Trump then pressed Barr's successor, then-acting Attorney General Jeffrey Rosen, along with then-acting Deputy Attorney General Richard Donoghue, to reverse Barr's finding.

“Just say the election was corrupt and leave the rest to me and the Republican congressmen,” Trump implored in a Dec. 27, 2020, conversation memorialized in Donoghue’s contemporaneous notes. In a wild Oval Office meeting, Trump threatened to replace Rosen with Jeffrey Clark, a lower-level Justice official who supported the "fake electors" plan, according to witnesses.

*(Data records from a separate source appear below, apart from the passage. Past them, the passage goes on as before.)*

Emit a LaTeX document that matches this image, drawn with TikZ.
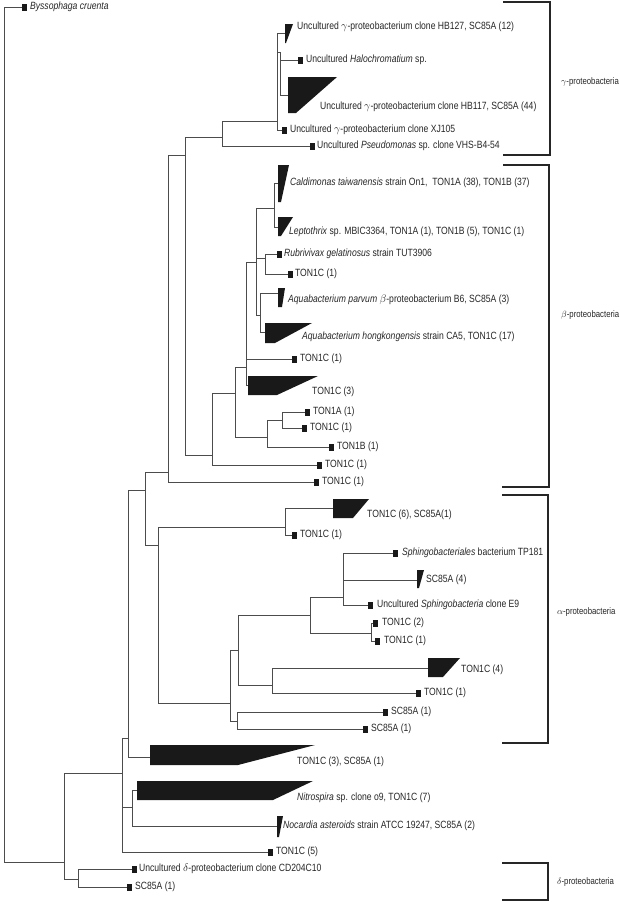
\documentclass[tikz,border=0pt]{standalone}
\usepackage{fontspec}
\setmainfont{Liberation Sans}[FakeStretch=0.82]
\usetikzlibrary{positioning}

\begin{document}
\begin{tikzpicture}[x=1pt, y=-1pt, every node/.style={font=\fontsize{10.5}{12}\selectfont, text=black!85},
			br/.style={draw=black!70, line width=0.7pt},
			tip/.style={fill=black!90, minimum width=4.5pt, minimum height=7pt, inner sep=0pt, anchor=west},
			lab/.style={inner sep=1pt, anchor=west},
			grp/.style={inner sep=0pt, anchor=west, font=\fontsize{9.5}{11}\selectfont},
			clade/.style={fill=black!90},
			brk/.style={draw=black!85, line width=1.1pt}]
			\useasboundingbox (0,0) rectangle (619,908);
			% root, outgroup and delta
			\coordinate (root) at (4,862);
			\coordinate (dA) at (64,862);
			\coordinate (dD) at (78,879);
			\node[tip] (tbys) at (22,7) {};
			\node[lab, right=2pt of tbys] (lbys) {\textit{Byssophaga cruenta}};
			\node[tip] (tcd) at (132,869) {};
			\node[lab, right=1pt of tcd] (lcd) {Uncultured $\delta$-proteobacterium clone CD204C10};
			\node[tip] (tsd) at (127,887) {};
			\node[lab, right=2pt of tsd] (lsd) {SC85A (1)};
			\draw[br] (root) |- (tbys.west);
			\draw[br] (root) -- (dA);
			\draw[br] (dA) |- (dD);
			\draw[br] (dD) |- (tcd.west);
			\draw[br] (dD) |- (tsd.west);
			% lower clades
			\coordinate (cB) at (122,773);
			\coordinate (cC) at (128,738);
			\coordinate (cN) at (132,807);
			\coordinate (ktsa) at (150,757);
			\fill[clade] (150,745) -- (315,745) -- (238,765) -- (150,765) -- cycle;
			\node[lab] (ltsa) at (296,762) {TON1C (3), SC85A (1)};
			\coordinate (knit) at (137,790);
			\fill[clade] (137,781) -- (313,781) -- (273,800) -- (137,800) -- cycle;
			\node[lab] (lnit) at (296,798) {\textit{Nitrospira} sp. clone o9, TON1C (7)};
			\coordinate (knoc) at (277,826);
			\fill[clade] (277,816) -- (283,816) -- (279,837) -- (277,837) -- cycle;
			\node[lab] (lnoc) at (282,826) {\textit{Nocardia asteroids} strain ATCC 19247, SC85A (2)};
			\node[tip] (tt5) at (268,852) {};
			\node[lab, right=2pt of tt5] (lt5) {TON1C (5)};
			\draw[br] (dA) |- (cB);
			\draw[br] (cB) |- (cC);
			\draw[br] (cB) |- (cN);
			\draw[br] (cB) |- (tt5.west);
			\draw[br] (cN) |- (knit);
			\draw[br] (cN) |- (knoc);
			\draw[br] (cC) |- (ktsa);
			% backbone
			\coordinate (cD) at (145,490);
			\coordinate (cE) at (168,472);
			\coordinate (cF) at (185,155);
			\node[tip] (te1) at (314,482) {};
			\node[lab, right=2pt of te1] (le1) {TON1C (1)};
			\draw[br] (cC) |- (cD);
			\draw[br] (cD) |- (cE);
			\draw[br] (cE) |- (cF);
			\draw[br] (cE) |- (te1.west);
			% gamma
			\coordinate (g0) at (222,137);
			\coordinate (ga) at (277,121);
			\coordinate (gb) at (280,52);
			\coordinate (khb127) at (285,33);
			\fill[clade] (285,24) -- (293,24) -- (286,43) -- (285,43) -- cycle;
			\node[lab] (lhb127) at (296,27) {Uncultured $\gamma$-proteobacterium clone HB127, SC85A (12)};
			\node[tip] (thal) at (298,60) {};
			\node[lab, right=2pt of thal] (lhal) {Uncultured \textit{Halochromatium} sp.};
			\coordinate (khb117) at (288,95);
			\fill[clade] (288,77) -- (337,77) -- (296,113) -- (288,113) -- cycle;
			\node[lab] (lhb117) at (319,107) {Uncultured $\gamma$-proteobacterium clone HB117, SC85A (44)};
			\node[tip] (txj) at (282,130) {};
			\node[lab, right=2pt of txj] (lxj) {Uncultured $\gamma$-proteobacterium clone XJ105};
			\node[tip] (tps) at (310,146) {};
			\node[lab, right=1pt of tps] (lps) {Uncultured \textit{Pseudomonas} sp. clone VHS-B4-54};
			\draw[br] (cF) |- (g0);
			\draw[br] (g0) |- (ga);
			\draw[br] (g0) |- (tps.west);
			\draw[br] (ga) |- (khb127);
			\draw[br] (ga) |- (gb);
			\draw[br] (ga) |- (txj.west);
			\draw[br] (gb) |- (thal.west);
			\draw[br] (gb) |- (khb117);
			% beta
			\coordinate (b0) at (212,455);
			\coordinate (b1) at (235,393);
			\coordinate (b2) at (246,367);
			\coordinate (b3) at (256,262);
			\coordinate (b4) at (274,208);
			\coordinate (b5) at (265,258);
			\coordinate (b6) at (260,315);
			\coordinate (b7) at (267,437);
			\coordinate (b8) at (282,420);
			\coordinate (kcal) at (278,183);
			\fill[clade] (278,165) -- (289,165) -- (281,202) -- (278,202) -- cycle;
			\node[lab] (lcal) at (289,183) {\textit{Caldimonas taiwanensis} strain On1,~ TON1A (38), TON1B (37)};
			\coordinate (klep) at (278,227);
			\fill[clade] (278,217) -- (293,217) -- (281,236) -- (278,236) -- cycle;
			\node[lab] (llep) at (288,232) {\textit{Leptothrix} sp. MBIC3364, TON1A (1), TON1B (5), TON1C (1)};
			\node[tip] (trub) at (277,254) {};
			\node[lab, right=1pt of trub] (lrub) {\textit{Rubrivivax gelatinosus} strain TUT3906};
			\node[tip] (tb1) at (288,274) {};
			\node[lab, right=1pt of tb1] (lb1) {TON1C (1)};
			\coordinate (kpar) at (278,293);
			\fill[clade] (278,288) -- (285,288) -- (282,307) -- (278,307) -- cycle;
			\node[lab] (lpar) at (287,300) {\textit{Aquabacterium parvum} $\beta$-proteobacterium B6, SC85A (3)};
			\coordinate (khon) at (265,332);
			\fill[clade] (265,323) -- (312,323) -- (275,343) -- (265,343) -- cycle;
			\node[lab] (lhon) at (301,337) {\textit{Aquabacterium hongkongensis} strain CA5, TON1C (17)};
			\node[tip] (tb2) at (292,359) {};
			\node[lab, right=2pt of tb2] (lb2) {TON1C (1)};
			\coordinate (kb3) at (248,385);
			\fill[clade] (248,376) -- (318,376) -- (277,395) -- (248,395) -- cycle;
			\node[lab] (lkb3) at (311,392) {TON1C (3)};
			\node[tip] (tb4) at (305,412) {};
			\node[lab, right=2pt of tb4] (lb4) {TON1A (1)};
			\node[tip] (tb5) at (302,428) {};
			\node[lab, right=2pt of tb5] (lb5) {TON1C (1)};
			\node[tip] (tb6) at (329,447) {};
			\node[lab, right=2pt of tb6] (lb6) {TON1B (1)};
			\node[tip] (tb7) at (317,465) {};
			\node[lab, right=2pt of tb7] (lb7) {TON1C (1)};
			\draw[br] (cF) |- (b0);
			\draw[br] (b0) |- (b1);
			\draw[br] (b0) |- (tb7.west);
			\draw[br] (b1) |- (b2);
			\draw[br] (b1) |- (b7);
			\draw[br] (b2) |- (b3);
			\draw[br] (b2) |- (tb2.west);
			\draw[br] (b2) |- (kb3);
			\draw[br] (b3) |- (b4);
			\draw[br] (b3) |- (b5);
			\draw[br] (b3) |- (b6);
			\draw[br] (b4) |- (kcal);
			\draw[br] (b4) |- (klep);
			\draw[br] (b5) |- (trub.west);
			\draw[br] (b5) |- (tb1.west);
			\draw[br] (b6) |- (kpar);
			\draw[br] (b6) |- (khon);
			\draw[br] (b7) |- (b8);
			\draw[br] (b7) |- (tb6.west);
			\draw[br] (b8) |- (tb4.west);
			\draw[br] (b8) |- (tb5.west);
			% alpha
			\coordinate (a0) at (158,545);
			\coordinate (a1) at (285,527);
			\coordinate (a2) at (230,703);
			\coordinate (a3) at (238,650);
			\coordinate (a4) at (310,615);
			\coordinate (a5) at (272,685);
			\coordinate (a6) at (237,721);
			\coordinate (a7) at (343,597);
			\coordinate (a8) at (371,633);
			\coordinate (ka1) at (333,508);
			\fill[clade] (333,499) -- (369,499) -- (353,518) -- (333,518) -- cycle;
			\node[lab] (lka1) at (366,515) {TON1C (6), SC85A(1)};
			\node[tip] (ta1) at (292,535) {};
			\node[lab, right=2pt of ta1] (la1) {TON1C (1)};
			\node[tip] (tsph) at (393,553) {};
			\node[lab, right=3pt of tsph] (lsph) {\textit{Sphingobacteriales} bacterium TP181};
			\coordinate (ka2) at (417,580);
			\fill[clade] (417,570) -- (424,570) -- (419,588) -- (417,588) -- cycle;
			\node[lab] (lka2) at (425,580) {SC85A (4)};
			\node[tip] (te9) at (368,605) {};
			\node[lab, right=3pt of te9] (le9) {Uncultured \textit{Sphingobacteria} clone E9};
			\node[tip] (ta2) at (373,623) {};
			\node[lab, right=3pt of ta2] (la2) {TON1C (2)};
			\node[tip] (ta3) at (375,641) {};
			\node[lab, right=3pt of ta3] (la3) {TON1C (1)};
			\coordinate (ka3) at (428,668);
			\fill[clade] (428,658) -- (460,658) -- (443,677) -- (428,677) -- cycle;
			\node[lab] (lka3) at (460,670) {TON1C (4)};
			\node[tip] (ta4) at (416,693) {};
			\node[lab, right=2pt of ta4] (la4) {TON1C (1)};
			\node[tip] (ta5) at (383,712) {};
			\node[lab, right=2pt of ta5] (la5) {SC85A (1)};
			\node[tip] (ta6) at (363,729) {};
			\node[lab, right=2pt of ta6] (la6) {SC85A (1)};
			\draw[br] (cD) |- (a0);
			\draw[br] (a0) |- (a1);
			\draw[br] (a0) |- (a2);
			\draw[br] (a1) |- (ka1);
			\draw[br] (a1) |- (ta1.west);
			\draw[br] (a2) |- (a3);
			\draw[br] (a2) |- (a6);
			\draw[br] (a3) |- (a4);
			\draw[br] (a3) |- (a5);
			\draw[br] (a4) |- (a7);
			\draw[br] (a4) |- (a8);
			\draw[br] (a7) |- (tsph.west);
			\draw[br] (a7) |- (ka2);
			\draw[br] (a7) |- (te9.west);
			\draw[br] (a8) |- (ta2.west);
			\draw[br] (a8) |- (ta3.west);
			\draw[br] (a5) |- (ka3);
			\draw[br] (a5) |- (ta4.west);
			\draw[br] (a6) |- (ta5.west);
			\draw[br] (a6) |- (ta6.west);
			% group brackets
			\draw[brk] (503,2) -- (550,2) -- (550,155) -- (503,155);
			\draw[brk] (503,165) -- (549,165) -- (549,487) -- (502,487);
			\draw[brk] (502,495) -- (548,495) -- (548,743) -- (502,743);
			\draw[brk] (502,863) -- (548,863) -- (548,900) -- (502,900);
			\node[grp] (ngam) at (561,82) {$\gamma$-proteobacteria};
			\node[grp] (nbet) at (561,315) {$\beta$-proteobacteria};
			\node[grp] (nalp) at (557,612) {$\alpha$-proteobacteria};
			\node[grp] (ndel) at (557,882) {$\delta$-proteobacteria};
		\end{tikzpicture}
\end{document}
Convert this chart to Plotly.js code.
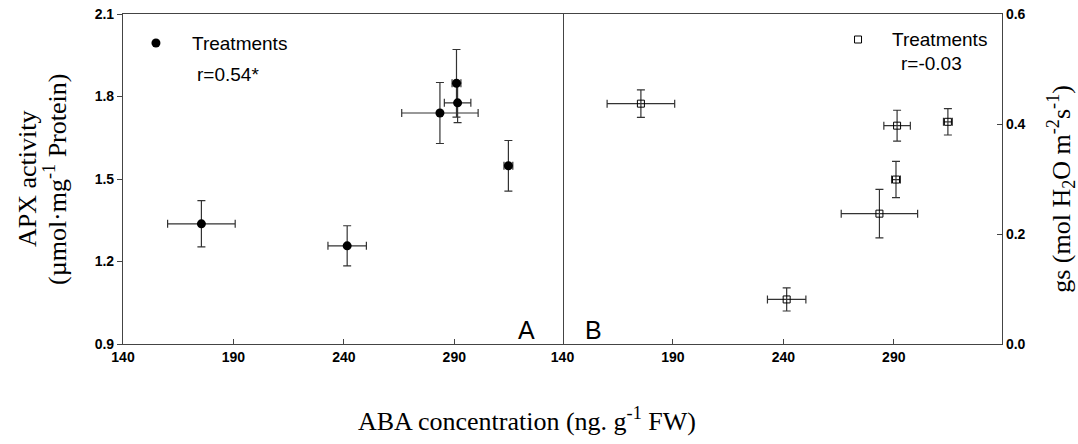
<!DOCTYPE html>
<html>
<head>
<meta charset="utf-8">
<script src="https://cdn.plot.ly/plotly-3.0.1.min.js"></script>
<style>html,body{margin:0;padding:0;background:#fff;}#chart{width:1078px;height:444px;}</style>
</head>
<body>
<div id="chart"></div>
<script>
// ABA concentration (shared by both panels) and its error
var aba = [175.5, 241.5, 283.5, 291, 291.5, 314.5];
var abaErr = [15.3, 8.7, 17.3, 2, 6, 2];
// Panel A: APX activity
var apx = [1.337, 1.257, 1.740, 1.848, 1.777, 1.548];
var apxErr = [0.084, 0.073, 0.111, 0.123, 0.072, 0.092];
// Panel B: stomatal conductance gs
var gs = [0.437, 0.081, 0.237, 0.299, 0.397, 0.404];
var gsErr = [0.025, 0.021, 0.044, 0.033, 0.028, 0.024];
// Axis ticks
var xTicks = [140, 190, 240, 290];
var yTicksA = [0.9, 1.2, 1.5, 1.8, 2.1];
var yTicksB = [0.0, 0.2, 0.4, 0.6];

var errStyle = {color: '#333', thickness: 1.2, width: 4};

var traces = [
  {
    x: aba, y: apx, xaxis: 'x', yaxis: 'y', type: 'scatter', mode: 'markers',
    marker: {symbol: 'circle', size: 9, color: '#000'},
    error_x: Object.assign({type: 'data', array: abaErr, visible: true}, errStyle),
    error_y: Object.assign({type: 'data', array: apxErr, visible: true}, errStyle),
    name: 'Treatments'
  },
  {
    x: aba, y: gs, xaxis: 'x2', yaxis: 'y2', type: 'scatter', mode: 'markers',
    marker: {symbol: 'square-open', size: 7, color: '#000', line: {width: 1, color: '#000'}},
    error_x: Object.assign({type: 'data', array: abaErr, visible: true}, errStyle),
    error_y: Object.assign({type: 'data', array: gsErr, visible: true}, errStyle),
    name: 'Treatments'
  }
];

var tickFont = {family: 'Arial, "Liberation Sans", sans-serif', size: 14, weight: 'bold', color: '#000'};
var serif = '"Times New Roman", "Liberation Serif", serif';
var sans = 'Arial, "Liberation Sans", sans-serif';

var common = {showgrid: false, zeroline: false, showline: true, linecolor: '#444', linewidth: 1.2,
  tickcolor: '#444', tickwidth: 1.2, ticklen: 5, tickfont: tickFont};

var layout = {
  width: 1078, height: 444,
  margin: {l: 123, r: 76, t: 14, b: 100},
  paper_bgcolor: '#fff', plot_bgcolor: '#fff',
  showlegend: false,
  hovermode: false,
  xaxis: Object.assign({}, common, {domain: [0, 0.5], range: [140, 339], tickvals: xTicks, ticks: 'inside', mirror: true, anchor: 'y'}),
  xaxis2: Object.assign({}, common, {domain: [0.5, 1], range: [140, 339], tickvals: xTicks, ticks: 'inside', mirror: true, anchor: 'y2'}),
  yaxis: Object.assign({}, common, {domain: [0, 1], range: [0.9, 2.1], tickvals: yTicksA, tickformat: '.1f', ticks: 'outside', mirror: true, anchor: 'x'}),
  yaxis2: Object.assign({}, common, {domain: [0, 1], range: [0, 0.6], tickvals: yTicksB, tickformat: '.1f', ticks: 'inside', side: 'right', mirror: false, anchor: 'x2'}),
  shapes: [
    {type: 'circle', xref: 'paper', yref: 'paper', xsizemode: 'pixel', ysizemode: 'pixel',
     xanchor: 0.0375, yanchor: 0.912, x0: -4.5, x1: 4.5, y0: -4.5, y1: 4.5,
     fillcolor: '#000', line: {color: '#000', width: 0}},
    {type: 'rect', xref: 'paper', yref: 'paper', xsizemode: 'pixel', ysizemode: 'pixel',
     xanchor: 0.8362, yanchor: 0.9227, x0: -3.5, x1: 3.5, y0: -3.5, y1: 3.5,
     fillcolor: '#fff', line: {color: '#000', width: 1}}
  ],
  annotations: [
    {text: 'ABA concentration (ng. g<sup>-1</sup> FW)', xref: 'paper', yref: 'paper', x: 0.4596, y: -0.23,
     xanchor: 'center', yanchor: 'middle', showarrow: false, font: {family: serif, size: 26, color: '#000'}},
    {text: 'APX activity', xref: 'paper', yref: 'paper', x: -0.1092, y: 0.5, textangle: -90,
     xanchor: 'center', yanchor: 'middle', showarrow: false, font: {family: serif, size: 26, color: '#000'}},
    {text: '(\u00b5mol\u00b7mg<sup>-1</sup> Protein)', xref: 'paper', yref: 'paper', x: -0.0774, y: 0.5, textangle: -90,
     xanchor: 'center', yanchor: 'middle', showarrow: false, font: {family: serif, size: 26, color: '#000'}},
    {text: 'gs (mol H<sub>2</sub>O m<sup>-2</sup>s<sup>-1</sup>)', xref: 'paper', yref: 'paper', x: 1.067, y: 0.47, textangle: -90,
     xanchor: 'center', yanchor: 'middle', showarrow: false, font: {family: serif, size: 26, color: '#000'}},
    {text: 'Treatments', xref: 'paper', yref: 'paper', x: 0.0762, y: 0.912, xanchor: 'left', yanchor: 'middle',
     showarrow: false, font: {family: sans, size: 19, color: '#000'}},
    {text: 'r=0.54*', xref: 'paper', yref: 'paper', x: 0.0819, y: 0.818, xanchor: 'left', yanchor: 'middle',
     showarrow: false, font: {family: sans, size: 19, color: '#000'}},
    {text: 'Treatments', xref: 'paper', yref: 'paper', x: 0.8731, y: 0.924, xanchor: 'left', yanchor: 'middle',
     showarrow: false, font: {family: sans, size: 19, color: '#000'}},
    {text: 'r=-0.03', xref: 'paper', yref: 'paper', x: 0.8828, y: 0.8485, xanchor: 'left', yanchor: 'middle',
     showarrow: false, font: {family: sans, size: 19, color: '#000'}},
    {text: 'A', xref: 'paper', yref: 'paper', x: 0.4593, y: 0.0424, xanchor: 'center', yanchor: 'middle',
     showarrow: false, font: {family: sans, size: 25, color: '#000'}},
    {text: 'B', xref: 'paper', yref: 'paper', x: 0.5358, y: 0.0424, xanchor: 'center', yanchor: 'middle',
     showarrow: false, font: {family: sans, size: 25, color: '#000'}}
  ]
};

Plotly.newPlot('chart', traces, layout, {displayModeBar: false});
</script>
</body>
</html>
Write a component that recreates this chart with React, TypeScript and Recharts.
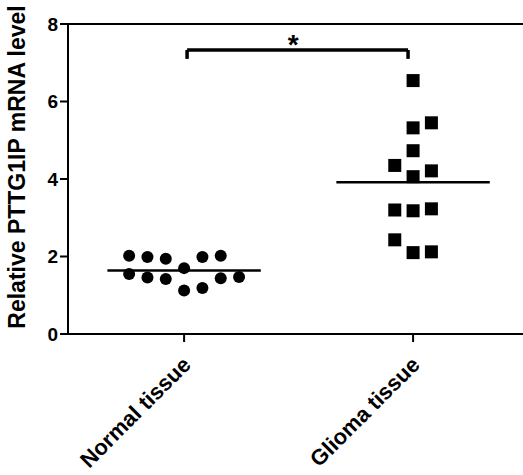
import { ScatterChart, Scatter, XAxis, YAxis, ReferenceLine, ReferenceDot, Label } from 'recharts';

const FONT = '"Liberation Sans", Arial, sans-serif';

// group labels (x positions 1 and 2 on a numeric axis)
const groups = ['Normal tissue', 'Glioma tissue'];

// column slot of each point inside its group (jitter), and measured values
const normalCols = [-3, -3, -2, -2, -1, -1, 0, 0, 1, 1, 2, 2, 3];
const normalValues = [2.02, 1.55, 1.99, 1.46, 1.94, 1.42, 1.7, 1.12, 1.99, 1.19, 2.02, 1.44, 1.47];
const gliomaCols = [0, 1, 0, 0, -1, 1, 0, -1, 0, 1, -1, 0, 1];
const gliomaValues = [6.54, 5.45, 5.32, 4.73, 4.35, 4.21, 4.06, 3.2, 3.18, 3.23, 2.43, 2.1, 2.12];

const yTicks = [0, 2, 4, 6, 8];
const sigLabel = '*';

const COL_STEP = 0.08;
const MEAN_HALF = 0.335;
const BRACKET_Y = 7.33;
const BRACKET_LEG = 7.1;

const toPoints = (group: number, cols: number[], vals: number[]) =>
  vals.map((v, i) => ({ x: group + cols[i] * COL_STEP, y: v }));

const mean = (vals: number[]) => vals.reduce((a, b) => a + b, 0) / vals.length;

const normalData = toPoints(1, normalCols, normalValues);
const gliomaData = toPoints(2, gliomaCols, gliomaValues);
const normalMean = mean(normalValues);
const gliomaMean = mean(gliomaValues);

const Dot = (props: any) => <circle cx={props.cx} cy={props.cy} r={6} fill="#000" />;
const Square = (props: any) => (
  <rect x={props.cx - 6.5} y={props.cy - 6.5} width={13} height={13} fill="#000" />
);

const GroupTick = ({ x, y, payload }: any) => (
  <g transform={`translate(${x},${y})`}>
    <text
      x={8}
      y={22}
      textAnchor="end"
      transform="rotate(-45 8 22)"
      fontSize={22}
      fontWeight="bold"
      fontFamily={FONT}
      fill="#000"
    >
      {groups[Math.round(payload.value) - 1]}
    </text>
  </g>
);

const YTitle = () => (
  <text
    x={25}
    y={167}
    textAnchor="middle"
    transform="rotate(-90 25 167)"
    fontSize={23}
    fontWeight="bold"
    fontFamily={FONT}
    fill="#000"
  >
    Relative PTTG1IP mRNA level
  </text>
);

export default function App() {
  return (
    <div style={{ position: 'absolute', left: 0, top: 0, background: '#fff' }}>
      <ScatterChart width={523} height={475} margin={{ top: 24, right: 0, bottom: 0, left: 0 }}>
        <XAxis
          type="number"
          dataKey="x"
          domain={[0.493, 2.48]}
          ticks={[1, 2]}
          allowDataOverflow
          height={141}
          tickSize={8}
          tick={<GroupTick />}
          axisLine={{ stroke: '#000', strokeWidth: 2 }}
          tickLine={{ stroke: '#000', strokeWidth: 2 }}
        />
        <YAxis
          type="number"
          dataKey="y"
          domain={[0, 8]}
          ticks={yTicks}
          width={68}
          tickSize={8}
          tick={{ fill: '#000', fontSize: 19, fontWeight: 'bold', fontFamily: FONT }}
          axisLine={{ stroke: '#000', strokeWidth: 2 }}
          tickLine={{ stroke: '#000', strokeWidth: 2 }}
        >
          <Label content={<YTitle />} />
        </YAxis>
        <ReferenceLine y={8} stroke="#000" strokeWidth={2} />
        <ReferenceLine
          segment={[{ x: 1 - MEAN_HALF, y: normalMean }, { x: 1 + MEAN_HALF, y: normalMean }]}
          stroke="#000"
          strokeWidth={2.5}
        />
        <ReferenceLine
          segment={[{ x: 2 - MEAN_HALF, y: gliomaMean }, { x: 2 + MEAN_HALF, y: gliomaMean }]}
          stroke="#000"
          strokeWidth={2.5}
        />
        <ReferenceLine segment={[{ x: 1.013, y: BRACKET_Y }, { x: 1.978, y: BRACKET_Y }]} stroke="#000" strokeWidth={3.5} />
        <ReferenceLine segment={[{ x: 1.013, y: BRACKET_LEG }, { x: 1.013, y: BRACKET_Y }]} stroke="#000" strokeWidth={3.5} />
        <ReferenceLine segment={[{ x: 1.978, y: BRACKET_LEG }, { x: 1.978, y: BRACKET_Y }]} stroke="#000" strokeWidth={3.5} />
        <ReferenceDot
          x={1.476}
          y={7.22}
          r={0}
          shape={(p: any) => (
            <text x={p.cx} y={p.cy} textAnchor="middle" fontSize={28} fontWeight="bold" fontFamily={FONT} fill="#000">
              {sigLabel}
            </text>
          )}
        />
        <Scatter data={normalData} shape={<Dot />} isAnimationActive={false} />
        <Scatter data={gliomaData} shape={<Square />} isAnimationActive={false} />
      </ScatterChart>
    </div>
  );
}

By early January, Trump had trained his focus on flipping Pence, according to aides to both men who have testified at prior hearings. Trump berated Pence for refusing to tamper with the electoral count in a phone call Jan. 6, with one witness saying he called his second in command "the p word."

Trump, according to documents obtained by the committee, added references to Pence into his "Stop the Steal" rally speech. He told supporters that Pence was the only man who could keep him in office as he instructed them to march to the Capitol.

When he was told backstage that the crowd was thinner because some of his supporters were armed and didn't want to go through magnetometers — metal detectors — he lashed out, according to Hutchinson.

“I don’t f---ing care that they have weapons,” Trump fumed, according to Hutchinson. “They’re not here to hurt me. Take the f---ing mags away.”

He would become more upset after the rally when his security team told him he was being taken back to the White House, rather than to the Capitol, where he had promised to join his supporters, Hutchinson testified.

Then, as rioters attacked police, breached the Capitol, and marauded through the Senate chamber and congressional offices, Trump watched the events unfold from the relative calm of one of the most secure sanctums on the planet.